I could go on and on, but I would posit that emotion (anger, covetousness, lust, pettiness, etc.) is responsible for more self-sabotage and destruction than any logic.

Empathy is a moral response, and morality is subjective. That doesn't mean you shouldn't be empathetic, it simply means that what it means to be empathetic at the very core is completely arbitrary.

This doesn't mean they can't overlap or be used effectively, but often they are at odds and faulty logic is used to justify the initial emotional response.

As an addendum, from my experience people are horrible at distinguishing between the two responses.

[–] [email protected] 3 points 8 months ago (1 children)

You have some perplexing examples there.

I can agree eating something based on a desire to eat it and neglecting the thought of not eating it leading to being overweight.

When people lie, they usually do it to avoid negative consequences they foresee. Are emotions capable of predicting the future? I would say no, logic is, and it’s typically logic that determines lying to be the best way to avoid it. There may be emotional acting at play, but not emotional thinking, unless your lie gets found out.

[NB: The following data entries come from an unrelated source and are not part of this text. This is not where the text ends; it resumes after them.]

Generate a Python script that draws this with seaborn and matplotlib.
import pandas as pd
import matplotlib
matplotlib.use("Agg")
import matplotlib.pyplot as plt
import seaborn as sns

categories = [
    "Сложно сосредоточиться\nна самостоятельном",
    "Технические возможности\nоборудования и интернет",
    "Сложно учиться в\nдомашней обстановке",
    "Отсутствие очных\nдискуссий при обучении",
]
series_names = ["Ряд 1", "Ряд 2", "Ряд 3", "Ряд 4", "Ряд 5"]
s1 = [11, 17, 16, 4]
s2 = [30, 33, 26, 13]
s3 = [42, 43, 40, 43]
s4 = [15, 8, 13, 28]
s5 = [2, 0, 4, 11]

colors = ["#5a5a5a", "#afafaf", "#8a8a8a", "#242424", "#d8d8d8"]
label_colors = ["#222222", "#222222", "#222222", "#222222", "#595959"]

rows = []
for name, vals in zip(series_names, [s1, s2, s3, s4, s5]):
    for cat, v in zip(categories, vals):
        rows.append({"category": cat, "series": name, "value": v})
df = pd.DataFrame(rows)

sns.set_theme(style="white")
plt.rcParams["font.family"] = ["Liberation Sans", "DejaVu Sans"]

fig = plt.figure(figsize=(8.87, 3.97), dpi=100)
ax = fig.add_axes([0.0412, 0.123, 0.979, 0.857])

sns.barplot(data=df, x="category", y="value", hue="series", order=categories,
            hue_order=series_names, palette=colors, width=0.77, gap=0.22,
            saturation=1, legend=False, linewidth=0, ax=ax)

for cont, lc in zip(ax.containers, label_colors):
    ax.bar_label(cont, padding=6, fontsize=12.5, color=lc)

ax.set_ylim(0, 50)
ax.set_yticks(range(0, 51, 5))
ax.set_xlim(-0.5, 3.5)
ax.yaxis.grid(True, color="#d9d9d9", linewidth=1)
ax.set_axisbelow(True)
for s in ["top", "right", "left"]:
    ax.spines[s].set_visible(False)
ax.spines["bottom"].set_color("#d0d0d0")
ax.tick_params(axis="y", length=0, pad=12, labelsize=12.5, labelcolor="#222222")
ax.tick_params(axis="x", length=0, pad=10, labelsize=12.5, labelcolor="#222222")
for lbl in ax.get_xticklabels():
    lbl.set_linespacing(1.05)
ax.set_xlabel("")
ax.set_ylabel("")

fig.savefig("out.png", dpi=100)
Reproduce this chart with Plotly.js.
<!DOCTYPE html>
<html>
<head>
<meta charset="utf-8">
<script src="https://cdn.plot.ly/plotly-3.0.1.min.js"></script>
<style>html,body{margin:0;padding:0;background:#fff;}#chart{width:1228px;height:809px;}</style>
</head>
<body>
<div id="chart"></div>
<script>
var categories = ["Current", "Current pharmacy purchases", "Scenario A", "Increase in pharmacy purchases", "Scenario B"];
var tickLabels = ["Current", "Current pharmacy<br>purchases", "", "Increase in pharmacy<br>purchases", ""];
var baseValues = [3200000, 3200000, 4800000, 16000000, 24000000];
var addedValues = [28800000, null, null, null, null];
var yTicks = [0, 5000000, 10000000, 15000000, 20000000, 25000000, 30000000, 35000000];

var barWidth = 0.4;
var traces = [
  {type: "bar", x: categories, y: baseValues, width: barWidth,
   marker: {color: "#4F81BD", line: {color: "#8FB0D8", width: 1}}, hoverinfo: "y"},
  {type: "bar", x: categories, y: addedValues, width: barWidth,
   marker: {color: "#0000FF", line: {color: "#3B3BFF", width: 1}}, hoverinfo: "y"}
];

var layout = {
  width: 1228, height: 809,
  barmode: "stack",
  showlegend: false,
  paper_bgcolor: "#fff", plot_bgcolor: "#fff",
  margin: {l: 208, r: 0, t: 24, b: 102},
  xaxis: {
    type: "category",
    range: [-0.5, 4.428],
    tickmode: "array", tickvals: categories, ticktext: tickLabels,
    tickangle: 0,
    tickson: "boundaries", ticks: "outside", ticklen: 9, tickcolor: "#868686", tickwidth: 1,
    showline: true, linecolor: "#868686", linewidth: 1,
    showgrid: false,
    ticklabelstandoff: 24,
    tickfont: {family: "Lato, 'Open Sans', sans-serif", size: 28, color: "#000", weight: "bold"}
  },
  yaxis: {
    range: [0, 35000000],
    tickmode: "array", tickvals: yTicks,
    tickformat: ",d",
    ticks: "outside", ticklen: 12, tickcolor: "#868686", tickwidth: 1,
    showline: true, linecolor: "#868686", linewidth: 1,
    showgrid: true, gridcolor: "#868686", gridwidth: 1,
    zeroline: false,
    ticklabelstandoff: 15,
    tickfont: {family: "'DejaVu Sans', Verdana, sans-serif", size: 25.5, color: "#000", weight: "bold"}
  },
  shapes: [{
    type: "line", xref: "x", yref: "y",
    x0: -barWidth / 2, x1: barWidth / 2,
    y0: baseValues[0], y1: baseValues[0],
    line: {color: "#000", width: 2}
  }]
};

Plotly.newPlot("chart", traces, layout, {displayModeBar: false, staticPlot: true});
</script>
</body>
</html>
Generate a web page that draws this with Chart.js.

What makes a relationship bad? Typically experiencing bad emotions such as anger, frustration, pain, and stress. These emotions would presumably push someone to leave, but if they talk themself into staying that’s logic keeping them in that situation, poor logic as it may be.

There is no interesting conversation to be had regarding religion here.

How is something being hard an emotional response? Sorry, since it hasn’t happened yet, how is calculating that something will be hard emotional?

I don’t understand how understanding another person’s emotional state is a moral response or how subjectivity is arbitrary, or how either could indicate that emotions are wrong or not useful.

You mention faulty logic being used to justify initial emotional responses but if a person is acting on their initial response I would say they’re not applying logic in the first place, though I do agree that logic is fallible and no person is capable of perfect reasoning.

Ultimately, and based on your first paragraphs you may agree to some extent, emotions aren’t something to be controlled or repressed, they are something to be acknowledged and understood, and often in that understanding the best response can be found.

When you want to eat, is it a feeling of genuine hunger or boredom? If the former, you likely won’t get overweight if you eat, but if the latter what would be leading you to be bored and is there something that could make you less bored? If you just really like food because it makes you feel comfortable you could exercise frequently to enable that emotion in a healthy way.

When a person determines lying to be the best option to avoid trouble, and they feel guilty, would that negative feeling push them to act in a way to better avoid thinking they need to lie going forward? If they don’t feel guilt, would you say there is something emotionally wrong with them?

If a person is in a bad relationship, would negative feelings not be what tips them off that something is wrong and prompt them to understand why they feel that way, giving them the understanding to express what they need to end that feeling?

[–] [email protected] 2 points 8 months ago

You're correct. I typed it in a hurry and realized that some of my examples were poorly worded. I've now corrected them and added some detail.

I agree that they can work in tandem, but it relies on a well-developed sense of logic and allowing it to take the fore. Certainly emotion can be useful, but only if you apply a logical process to it instead of a simple justification.